Tempo Ordinario C – 09 Domenica

La missione in un contesto di dialogo

Il tema di questa domenica è indicato dalla prima lettura, in cui Salomone, all’atto della consacrazione del tempio, chiede a Dio di ascoltare anche le preghiere che in quel luogo gli rivolgeranno non solo gli israeliti ma anche gli stranieri. Non bisogna dimenticare che costoro erano considerati normalmente come dei potenziali nemici, nei confronti dei quali bisognava difendersi. Questa lettura denota quindi un’apertura alla religiosità di altre popolazioni, la quale però veniva apprezzata solo se si rivolgeva al Dio dei giudei.

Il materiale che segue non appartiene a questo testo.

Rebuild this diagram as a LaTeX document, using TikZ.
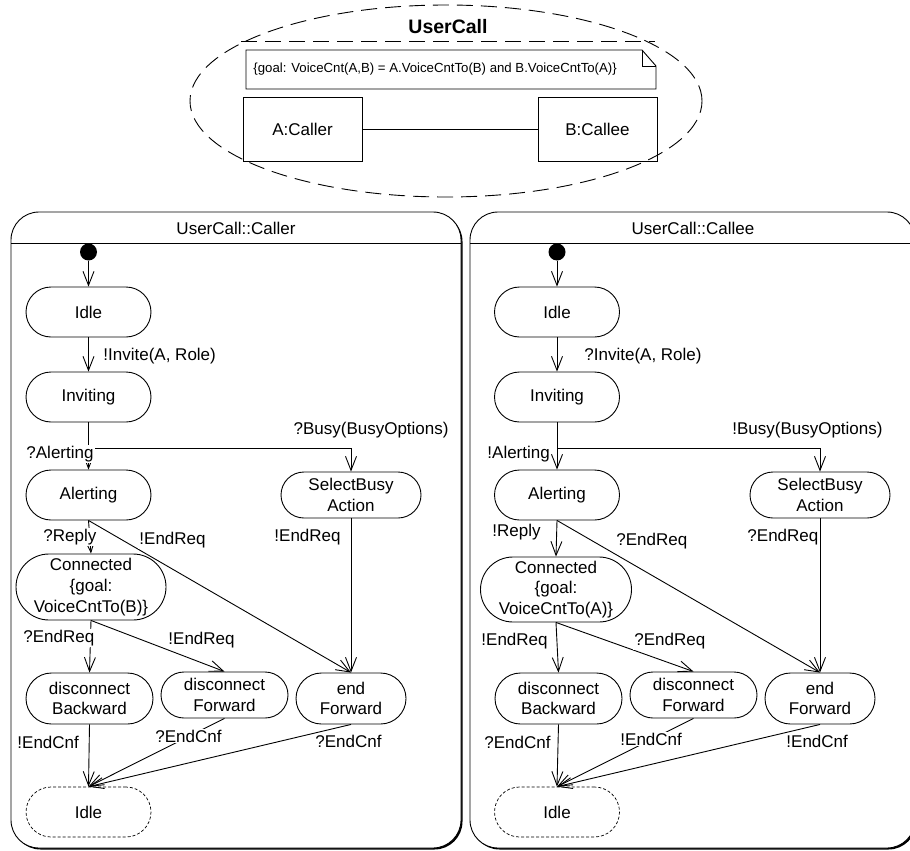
\documentclass[tikz,border=0pt]{standalone}
\usepackage{fontspec}
\setmainfont{Liberation Sans}
\usetikzlibrary{arrows.meta}
\begin{document}
\begin{tikzpicture}[x=1pt,y=-1pt,
  line width=0.9pt,
  every node/.style={font=\fontsize{17}{20.7}\selectfont},
  arr/.style={-{Straight Barb[length=14pt,width=11pt]}},
  stbox/.style={draw, rectangle, align=center, inner sep=0pt},
  sstd/.style={stbox, minimum width=125pt, minimum height=50pt, rounded corners=25pt},
  twoline/.style={stbox, minimum width=127pt, minimum height=#1, rounded corners=0.5*#1},
  finalst/.style={sstd, dash pattern=on 3pt off 2pt, line width=0.7pt},
  lbl/.style={fill=white, inner sep=1pt},
  lblw/.style={lbl, anchor=west},
  lble/.style={lbl, anchor=east},
  startdot/.style={circle, fill=black, inner sep=0pt, minimum size=17pt},
  panelshadow/.style={fill=black, rounded corners=28pt},
  panel/.style={draw, fill=white, rounded corners=28pt},
  objbox/.style={draw, rectangle, minimum width=119pt, minimum height=64pt, inner sep=0pt},
  bigdash/.style={dash pattern=on 16pt off 8pt}
]
\useasboundingbox (0,0) rectangle (910,851);

% ---------- collaboration: UserCall ----------
\draw[bigdash] (446,101) ellipse [x radius=256pt, y radius=96pt];
\draw[bigdash] (241,41) -- (655,41);
\node[font=\bfseries\fontsize{19.5}{23}\selectfont] (title) at (448,27) {UserCall};

% goal note with folded corner
\draw (246,50) -- (642,50) -- (656,66) -- (656,89) -- (246,89) -- cycle;
\draw (642,50) -- (642,66) -- (656,66);
\node[anchor=west, inner sep=0pt, font=\fontsize{13.2}{15}\selectfont] (goal) at (253,69)
  {\{goal: VoiceCnt(A,B) = A.VoiceCntTo(B) and B.VoiceCntTo(A)\}};

\node[objbox] (caller) at (302.5,129) {A:Caller};
\node[objbox] (callee) at (597.5,129) {B:Callee};
\draw (caller) -- (callee);

% ---------- state machine panels ----------
\fill[panelshadow] (12.5,213.5) rectangle (462.5,849.5);
\draw[panel] (11,212) rectangle (461,848);
\draw (11,243) -- (461,243);
\node (ttlL) at (236,228) {UserCall::Caller};

\fill[panelshadow] (471.5,213.5) rectangle (916.5,849.5);
\draw[panel] (470,212) rectangle (915,848);
\draw (470,243) -- (915,243);
\node (ttlR) at (693,228) {UserCall::Callee};

% ---------- UserCall::Caller ----------
\node[startdot] (dotL) at (88.5,252) {};
\node[sstd] (idleL) at (88.5,312) {Idle};
\node[sstd] (invL) at (88.5,397) {Inviting};
\coordinate (jL) at (88.5,448);
\node[sstd] (alertL) at (88.5,495) {Alerting};
\node[stbox, minimum width=140pt, minimum height=46pt, rounded corners=23pt] (busyL) at (351,495) {SelectBusy\\Action};
\node[stbox, minimum width=150pt, minimum height=66pt, rounded corners=33pt] (connL) at (91,587) {Connected\\\{goal:\\VoiceCntTo(B)\}};
\node[twoline=51pt] (dbL) at (89.5,698.5) {disconnect\\Backward};
\node[twoline=46pt] (dfL) at (224.5,695) {disconnect\\Forward};
\node[stbox, minimum width=110pt, minimum height=51pt, rounded corners=25.5pt] (efL) at (351,698.5) {end\\Forward};
\node[finalst] (endL) at (88.5,812) {Idle};

\draw[arr] (dotL) -- (idleL);
\draw[arr] (idleL) -- (invL);
\draw (invL) -- (jL);
\draw[arr] (jL) -- (alertL);
\draw[arr] (jL) -| (busyL);
\draw[arr] (alertL.south) -- (connL.north);
\draw[arr] (alertL.south) -- (efL.north);
\draw[arr] (busyL) -- (efL);
\draw[arr] (connL.south) -- (dbL.north);
\draw[arr] (connL.south) -- (dfL.north);
\draw[arr] (dbL.south) -- (endL.north);
\draw[arr] (dfL.south) -- (endL.north);
\draw[arr] (efL.south) -- (endL.north);

\node[lblw] (lInvL) at (102,356) {!Invite(A, Role)};
\node[lble] (lBusyL) at (450,430) {?Busy(BusyOptions)};
\node[lblw] (lAlertL) at (25,454) {?Alerting};
\node[lblw] (lReplyL) at (42,537) {?Reply};
\node[lblw] (lReqAL) at (138,540) {!EndReq};
\node[lblw] (lReqBL) at (273,537) {!EndReq};
\node[lblw] (lReqCL) at (22,638) {?EndReq};
\node[lblw] (lReqDL) at (167,640) {!EndReq};
\node[lblw] (lCnfAL) at (16,742) {!EndCnf};
\node[lblw] (lCnfBL) at (154,736) {?EndCnf};
\node[lblw] (lCnfCL) at (314,741) {?EndCnf};

% ---------- UserCall::Callee ----------
\node[startdot] (dotR) at (557,252) {};
\node[sstd] (idleR) at (557,312) {Idle};
\node[sstd] (invR) at (557,397) {Inviting};
\coordinate (jR) at (557,448);
\node[sstd] (alertR) at (557,495) {Alerting};
\node[stbox, minimum width=140pt, minimum height=46pt, rounded corners=23pt] (busyR) at (820,495) {SelectBusy\\Action};
\node[stbox, minimum width=151pt, minimum height=65pt, rounded corners=32.5pt] (connR) at (556,589.5) {Connected\\\{goal:\\VoiceCntTo(A)\}};
\node[twoline=51pt] (dbR) at (558.5,698.5) {disconnect\\Backward};
\node[twoline=46pt] (dfR) at (693.5,695) {disconnect\\Forward};
\node[stbox, minimum width=110pt, minimum height=51pt, rounded corners=25.5pt] (efR) at (820,698.5) {end\\Forward};
\node[finalst] (endR) at (557,812) {Idle};

\draw[arr] (dotR) -- (idleR);
\draw[arr] (idleR) -- (invR);
\draw (invR) -- (jR);
\draw[arr] (jR) -- (alertR);
\draw[arr] (jR) -| (busyR);
\draw[arr] (alertR.south) -- (connR.north);
\draw[arr] (alertR.south) -- (efR.north);
\draw[arr] (busyR) -- (efR);
\draw[arr] (connR.south) -- (dbR.north);
\draw[arr] (connR.south) -- (dfR.north);
\draw[arr] (dbR.south) -- (endR.north);
\draw[arr] (dfR.south) -- (endR.north);
\draw[arr] (efR.south) -- (endR.north);

\node[lblw] (lInvR) at (583,356) {?Invite(A, Role)};
\node[lble] (lBusyR) at (884,430) {!Busy(BusyOptions)};
\node[lblw] (lAlertR) at (486,454) {!Alerting};
\node[lblw] (lReplyR) at (491,532) {!Reply};
\node[lblw] (lReqAR) at (615,541) {?EndReq};
\node[lblw] (lReqBR) at (746,537) {?EndReq};
\node[lblw] (lReqCR) at (480,641) {!EndReq};
\node[lblw] (lReqDR) at (633,641) {?EndReq};
\node[lblw] (lCnfAR) at (483,742) {?EndCnf};
\node[lblw] (lCnfBR) at (619,739) {!EndCnf};
\node[lblw] (lCnfCR) at (785,741) {!EndCnf};
\end{tikzpicture}
\end{document}
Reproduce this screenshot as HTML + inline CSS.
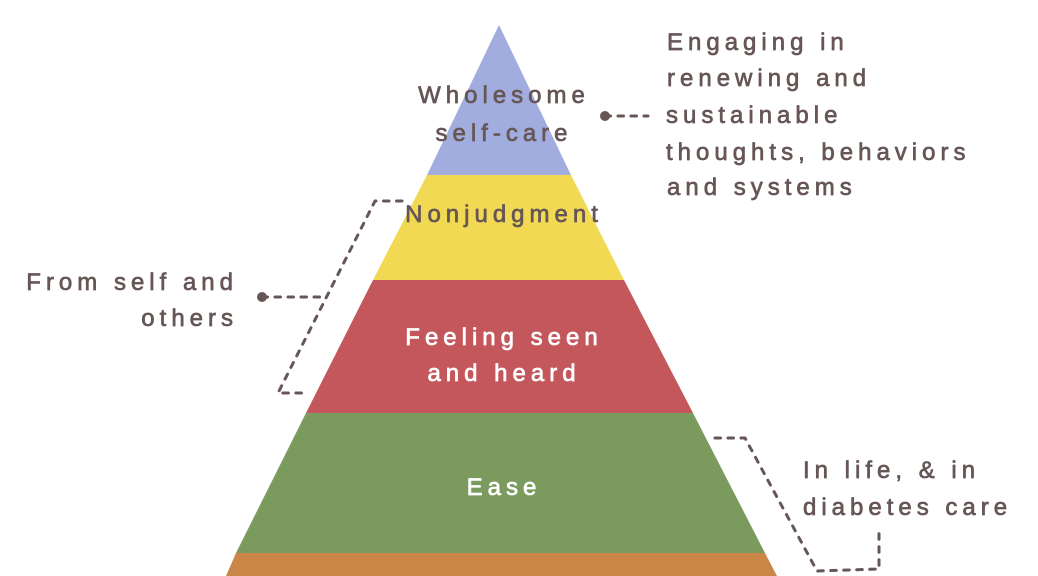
<!DOCTYPE html>
<html>
<head>
<meta charset="utf-8">
<style>
  html,body{margin:0;padding:0;background:#ffffff;}
  body{width:1038px;height:576px;overflow:hidden;}
  svg{display:block;}
  text{font-family:"Liberation Sans", sans-serif;font-size:24px;letter-spacing:5px;stroke-width:0.7px;stroke-linejoin:round;}
  .d{fill:#675656;stroke:#675656;}
  .w{fill:#ffffff;stroke:#ffffff;}
</style>
</head>
<body>
<svg width="1038" height="576" viewBox="0 0 1038 576" xmlns="http://www.w3.org/2000/svg">
  <!-- pyramid layers -->
  <polygon points="499,25 571,175 427,175" fill="#a2addf"/>
  <polygon points="427,175 571,175 624,280 373,280" fill="#f1d954"/>
  <polygon points="373,280 624,280 693,413 306,413" fill="#c3575b"/>
  <polygon points="306,413 693,413 765,553 236,553" fill="#7a9b5d"/>
  <polygon points="236,553 765,553 777,576 226,576" fill="#c98646"/>

  <!-- pyramid labels -->
  <text class="d" x="504" y="103" text-anchor="middle">Wholesome</text>
  <text class="d" x="504" y="141" text-anchor="middle">self-care</text>
  <text class="d" x="504" y="222" text-anchor="middle">Nonjudgment</text>
  <text class="w" x="504" y="345" text-anchor="middle">Feeling seen</text>
  <text class="w" x="504" y="381" text-anchor="middle">and heard</text>
  <text class="w" x="504" y="495" text-anchor="middle">Ease</text>

  <!-- connectors -->
  <g fill="none" stroke="#675656" stroke-width="3" stroke-linecap="round" stroke-dasharray="5.5 7.5">
    <line x1="605" y1="116" x2="648" y2="116"/>
    <polyline points="402,201 375,201 278,393 302,393"/>
    <line x1="262" y1="297" x2="323" y2="297"/>
    <polyline points="715,438 745,438 817,571 879,569 879,533"/>
  </g>
  <circle cx="605" cy="116" r="5" fill="#675656"/>
  <circle cx="262" cy="297" r="5" fill="#675656"/>

  <!-- right top text -->
  <text class="d" x="667" y="50">Engaging in</text>
  <text class="d" x="667" y="86">renewing and</text>
  <text class="d" x="666" y="123">sustainable</text>
  <text class="d" x="666" y="160">thoughts, behaviors</text>
  <text class="d" x="667" y="195">and systems</text>

  <!-- left text -->
  <text class="d" x="238" y="290" text-anchor="end">From self and</text>
  <text class="d" x="238" y="326" text-anchor="end">others</text>

  <!-- bottom right text -->
  <text class="d" x="803" y="478">In life, &amp; in</text>
  <text class="d" x="803" y="515">diabetes care</text>
</svg>
</body>
</html>
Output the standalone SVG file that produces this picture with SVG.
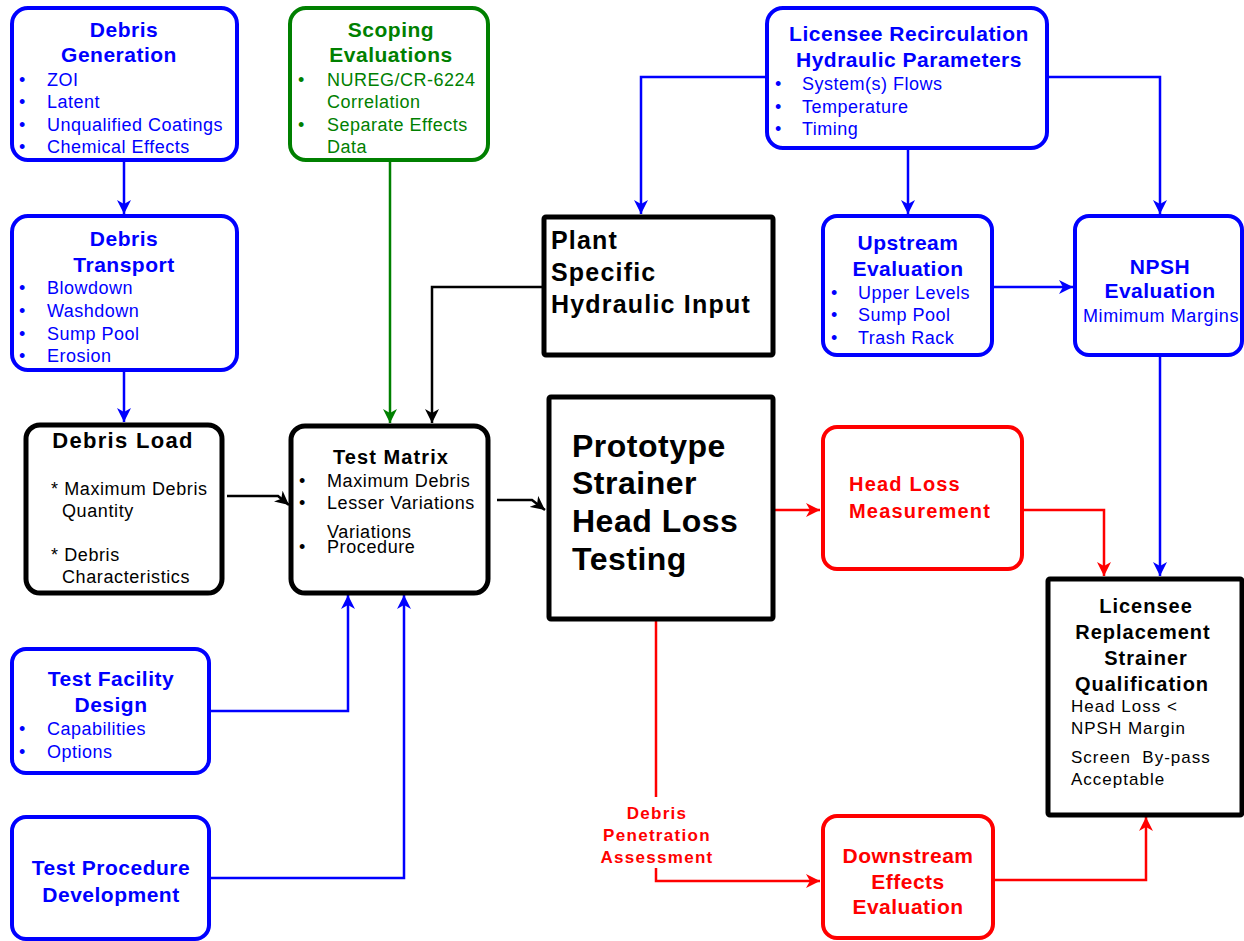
<svg xmlns="http://www.w3.org/2000/svg" width="1244" height="941" viewBox="0 0 1244 941">
<style>
text{font-family:"Liberation Sans",Arial,sans-serif}
.b{fill:#0000ff}.g{fill:#008000}.r{fill:#ff0000}.k{fill:#000}
.t{font-weight:bold;font-size:21px;letter-spacing:0.5px}
.i{font-size:18px;letter-spacing:0.5px}
.bx{fill:#fff;stroke-width:4}
.bb{stroke:#0000ff}.bg{stroke:#008000}.br{stroke:#ff0000}.bk{stroke:#000;stroke-width:5}
.c{fill:none;stroke-width:2.5}
.m{text-anchor:middle}
</style>
<defs>
<marker id="ab" markerUnits="userSpaceOnUse" markerWidth="16" markerHeight="14" refX="14" refY="7" orient="auto"><path d="M0,0L14,7L0,14L4,7z" fill="#0000ff"/></marker>
<marker id="ag" markerUnits="userSpaceOnUse" markerWidth="16" markerHeight="14" refX="14" refY="7" orient="auto"><path d="M0,0L14,7L0,14L4,7z" fill="#008000"/></marker>
<marker id="ar" markerUnits="userSpaceOnUse" markerWidth="16" markerHeight="14" refX="14" refY="7" orient="auto"><path d="M0,0L14,7L0,14L4,7z" fill="#ff0000"/></marker>
<marker id="ak" markerUnits="userSpaceOnUse" markerWidth="16" markerHeight="14" refX="14" refY="7" orient="auto"><path d="M0,0L14,7L0,14L4,7z" fill="#000"/></marker>
</defs>
<rect width="1244" height="941" fill="#fff"/>

<g id="connectors">
<path class="c" stroke="#0000ff" d="M124,161V214" marker-end="url(#ab)"/>
<path class="c" stroke="#0000ff" d="M124,371V422" marker-end="url(#ab)"/>
<path class="c" stroke="#008000" d="M390,161V423" marker-end="url(#ag)"/>
<path class="c" stroke="#000" d="M542,287H432V423" marker-end="url(#ak)"/>
<path class="c" stroke="#000" d="M227,496H278L289,505" marker-end="url(#ak)"/>
<path class="c" stroke="#000" d="M497,500H532L545,510" marker-end="url(#ak)"/>
<path class="c" stroke="#0000ff" d="M767,77H641V214" marker-end="url(#ab)"/>
<path class="c" stroke="#0000ff" d="M908,149V214" marker-end="url(#ab)"/>
<path class="c" stroke="#0000ff" d="M1047,77H1160V214" marker-end="url(#ab)"/>
<path class="c" stroke="#0000ff" d="M993,287H1073" marker-end="url(#ab)"/>
<path class="c" stroke="#0000ff" d="M1160,356V576" marker-end="url(#ab)"/>
<path class="c" stroke="#ff0000" d="M767,510H820" marker-end="url(#ar)"/>
<path class="c" stroke="#ff0000" d="M1023,510H1104V576" marker-end="url(#ar)"/>
<path class="c" stroke="#ff0000" d="M656,621V797"/>
<path class="c" stroke="#ff0000" d="M656,868V881H820" marker-end="url(#ar)"/>
<path class="c" stroke="#ff0000" d="M994,880H1146V817" marker-end="url(#ar)"/>
<path class="c" stroke="#0000ff" d="M210,711H348V595" marker-end="url(#ab)"/>
<path class="c" stroke="#0000ff" d="M210,878H404V595" marker-end="url(#ab)"/>
</g>

<g id="debris-generation">
<rect class="bx bb" x="12" y="8" width="225" height="152" rx="16"/>
<text class="b t m" x="124" y="37">Debris</text>
<text class="b t m" x="119" y="62">Generation</text>
<g class="b i">
<text x="19" y="86">•</text><text x="47" y="86">ZOI</text>
<text x="19" y="108">•</text><text x="47" y="108">Latent</text>
<text x="19" y="131">•</text><text x="47" y="131">Unqualified Coatings</text>
<text x="19" y="153">•</text><text x="47" y="153">Chemical Effects</text>
</g>
</g>

<g id="debris-transport">
<rect class="bx bb" x="12" y="216" width="225" height="154" rx="16"/>
<text class="b t m" x="124" y="246">Debris</text>
<text class="b t m" x="124" y="272">Transport</text>
<g class="b i">
<text x="19" y="294">•</text><text x="47" y="294">Blowdown</text>
<text x="19" y="317">•</text><text x="47" y="317">Washdown</text>
<text x="19" y="340">•</text><text x="47" y="340">Sump Pool</text>
<text x="19" y="362">•</text><text x="47" y="362">Erosion</text>
</g>
</g>

<g id="scoping-evaluations">
<rect class="bx bg" x="290" y="8" width="198" height="152" rx="16"/>
<text class="g t m" x="391" y="37">Scoping</text>
<text class="g t m" x="391" y="62">Evaluations</text>
<g class="g i">
<text x="298" y="86">•</text><text x="327" y="86">NUREG/CR-6224</text>
<text x="327" y="108">Correlation</text>
<text x="298" y="131">•</text><text x="327" y="131">Separate Effects</text>
<text x="327" y="153">Data</text>
</g>
</g>

<g id="licensee-recirculation">
<rect class="bx bb" x="767" y="8" width="280" height="140" rx="16"/>
<text class="b t m" x="909" y="41">Licensee Recirculation</text>
<text class="b t m" x="909" y="67">Hydraulic Parameters</text>
<g class="b i">
<text x="775" y="90">•</text><text x="802" y="90">System(s) Flows</text>
<text x="775" y="113">•</text><text x="802" y="113">Temperature</text>
<text x="775" y="135">•</text><text x="802" y="135">Timing</text>
</g>
</g>

<g id="plant-specific">
<rect class="bx bk" x="544" y="217" width="229" height="138" rx="2"/>
<g class="k" font-weight="bold" font-size="25" letter-spacing="1.2">
<text x="551" y="249">Plant</text>
<text x="551" y="281">Specific</text>
<text x="551" y="313">Hydraulic Input</text>
</g>
</g>

<g id="upstream-evaluation">
<rect class="bx bb" x="823" y="216" width="169" height="139" rx="14"/>
<text class="b t m" x="908" y="250">Upstream</text>
<text class="b t m" x="908" y="276">Evaluation</text>
<g class="b i">
<text x="831" y="299">•</text><text x="858" y="299">Upper Levels</text>
<text x="831" y="321">•</text><text x="858" y="321">Sump Pool</text>
<text x="831" y="344">•</text><text x="858" y="344">Trash Rack</text>
</g>
</g>

<g id="npsh-evaluation">
<rect class="bx bb" x="1075" y="216" width="167" height="139" rx="14"/>
<text class="b t m" x="1160" y="274">NPSH</text>
<text class="b t m" x="1160" y="298">Evaluation</text>
<text class="b m" x="1161" y="322" font-size="18" letter-spacing="0.6">Mimimum Margins</text>
</g>

<g id="debris-load">
<rect class="bx bk" x="26" y="425" width="196" height="168" rx="14"/>
<text class="k m" x="123" y="448" font-weight="bold" font-size="22" letter-spacing="1.3">Debris Load</text>
<g class="k" font-size="18" letter-spacing="0.6">
<text x="51" y="495">* Maximum Debris</text>
<text x="62" y="517">Quantity</text>
<text x="51" y="561">* Debris</text>
<text x="62" y="583">Characteristics</text>
</g>
</g>

<g id="test-matrix">
<rect class="bx bk" x="291" y="426" width="197" height="167" rx="14"/>
<text class="k m" x="391" y="464" font-weight="bold" font-size="20" letter-spacing="1.1">Test Matrix</text>
<g class="k" font-size="18" letter-spacing="0.6">
<text x="299" y="487">•</text><text x="327" y="487">Maximum Debris</text>
<text x="299" y="509">•</text><text x="327" y="509">Lesser Variations</text>
<text x="327" y="538">Variations</text>
<text x="299" y="553">•</text><text x="327" y="553">Procedure</text>
</g>
</g>

<g id="prototype-testing">
<rect class="bx bk" x="549" y="397" width="224" height="222" rx="2"/>
<g class="k" font-weight="bold" font-size="32" letter-spacing="0.5">
<text x="572" y="457">Prototype</text>
<text x="572" y="494">Strainer</text>
<text x="572" y="532">Head Loss</text>
<text x="572" y="570">Testing</text>
</g>
</g>

<g id="head-loss-measurement">
<rect class="bx br" x="823" y="427" width="199" height="142" rx="14"/>
<g class="r" font-weight="bold" font-size="20" letter-spacing="1.2">
<text x="849" y="491">Head Loss</text>
<text x="849" y="518">Measurement</text>
</g>
</g>

<g id="licensee-replacement">
<rect class="bx bk" x="1048" y="579" width="194" height="236" rx="2"/>
<g class="k m" font-weight="bold" font-size="20" letter-spacing="1">
<text x="1146" y="613">Licensee</text>
<text x="1143" y="639">Replacement</text>
<text x="1146" y="665">Strainer</text>
<text x="1142" y="691">Qualification</text>
</g>
<g class="k" font-size="17" letter-spacing="1">
<text x="1071" y="712">Head Loss &lt;</text>
<text x="1071" y="734">NPSH Margin</text>
<text x="1071" y="763" xml:space="preserve">Screen  By-pass</text>
<text x="1071" y="785">Acceptable</text>
</g>
</g>

<g id="debris-penetration">
<g class="r m" font-weight="bold" font-size="17" letter-spacing="1.3">
<text x="657" y="819">Debris</text>
<text x="657" y="841">Penetration</text>
<text x="657" y="863">Assessment</text>
</g>
</g>

<g id="downstream-effects">
<rect class="bx br" x="823" y="816" width="170" height="122" rx="14"/>
<g class="r t m">
<text x="908" y="863">Downstream</text>
<text x="908" y="889">Effects</text>
<text x="908" y="914">Evaluation</text>
</g>
</g>

<g id="test-facility-design">
<rect class="bx bb" x="12" y="649" width="197" height="124" rx="14"/>
<text class="b t m" x="111" y="686">Test Facility</text>
<text class="b t m" x="111" y="712">Design</text>
<g class="b i">
<text x="19" y="735">•</text><text x="47" y="735">Capabilities</text>
<text x="19" y="758">•</text><text x="47" y="758">Options</text>
</g>
</g>

<g id="test-procedure-development">
<rect class="bx bb" x="12" y="817" width="197" height="122" rx="14"/>
<text class="b t m" x="111" y="875">Test Procedure</text>
<text class="b t m" x="111" y="902">Development</text>
</g>
</svg>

Anche nel brano del vangelo si nota la stessa apertura. Uno straniero, a capo per di più delle truppe di occupazione, si rivolge a Gesù per avere la guarigione di una persona cara. È sorprendente che il suo affetto fosse rivolto a uno schiavo, quindi a una persona che si situava all’ultimo gradino della scala sociale. La sorgente di questo affetto si può intravedere nell’umiltà del centurione, il quale non osa neppure recarsi personalmente da Gesù e tanto meno di riceverlo a casa sua. All’umiltà si unisce la sua simpatia per la religione giudaica, in favore della quale si è impegnato di persona. Infine egli dimostra una grande fede nella persona di Gesù, non solo nella sua capacità di fare miracoli ma anche nella sua parola e nel suo insegnamento. Gesù loda la sua fede e gli concede il miracolo richiesto. Abbiamo qui una valutazione positiva della sua religiosità, a prescindere dal fatto che fosse un simpatizzante del giudaismo. Secondo Luca Gesù le basi della missione ai gentili, portata a termine dagli apostoli dopo la sua risurrezione, aprendo anche ad essi le porte della Chiesa, il popolo eletto degli ultimi tempi.

Nel brano della lettera ai Galati Paolo difende il suo vangelo, in forza del quale i gentili dovevano essere accolti nella comunità cristiana senza dover prima sottoporsi all’osservanza della legge mosaica. Per Paolo è in gioco l’unicità di Cristo come salvatore di tutta l’umanità. Ritenere necessaria l’osservanza della legge come mezzo per ottenere la salvezza significava per lui negare il ruolo di Gesù come unico salvatore.

I primi cristiani hanno sostenuto, come i giudei, che Dio ha scelto un popolo (Israele, la Chiesa) e gli ha conferito la salvezza; ad essa anche gli altri popoli possono accedere solo entrando a far parte di questo popolo. Gesù invece dà una valutazione positiva della religiosità di un gentile, a prescindere da un suo possibile ingresso nel popolo di Dio. Oggi, in un nuovo clima culturale, bisogna ritornare all’intuizione di Gesù. L’idea di un’alleanza di Dio con un popolo o con una chiesa particolare fa parte del bagaglio mitologico di un’era passata. Oggi le religioni devono rispettarsi a vicenda e dialogare senza pretesi di superiorità l’una sull’altra, influenzandosi e fecondandosi a vicenda, alla ricerca del bene di tutta la società. In questa prospettiva la missione consiste non più nel convertire gli altri alla propria religione, ma nel far sì che i valori evangelici penetrino in tutti i settori della società.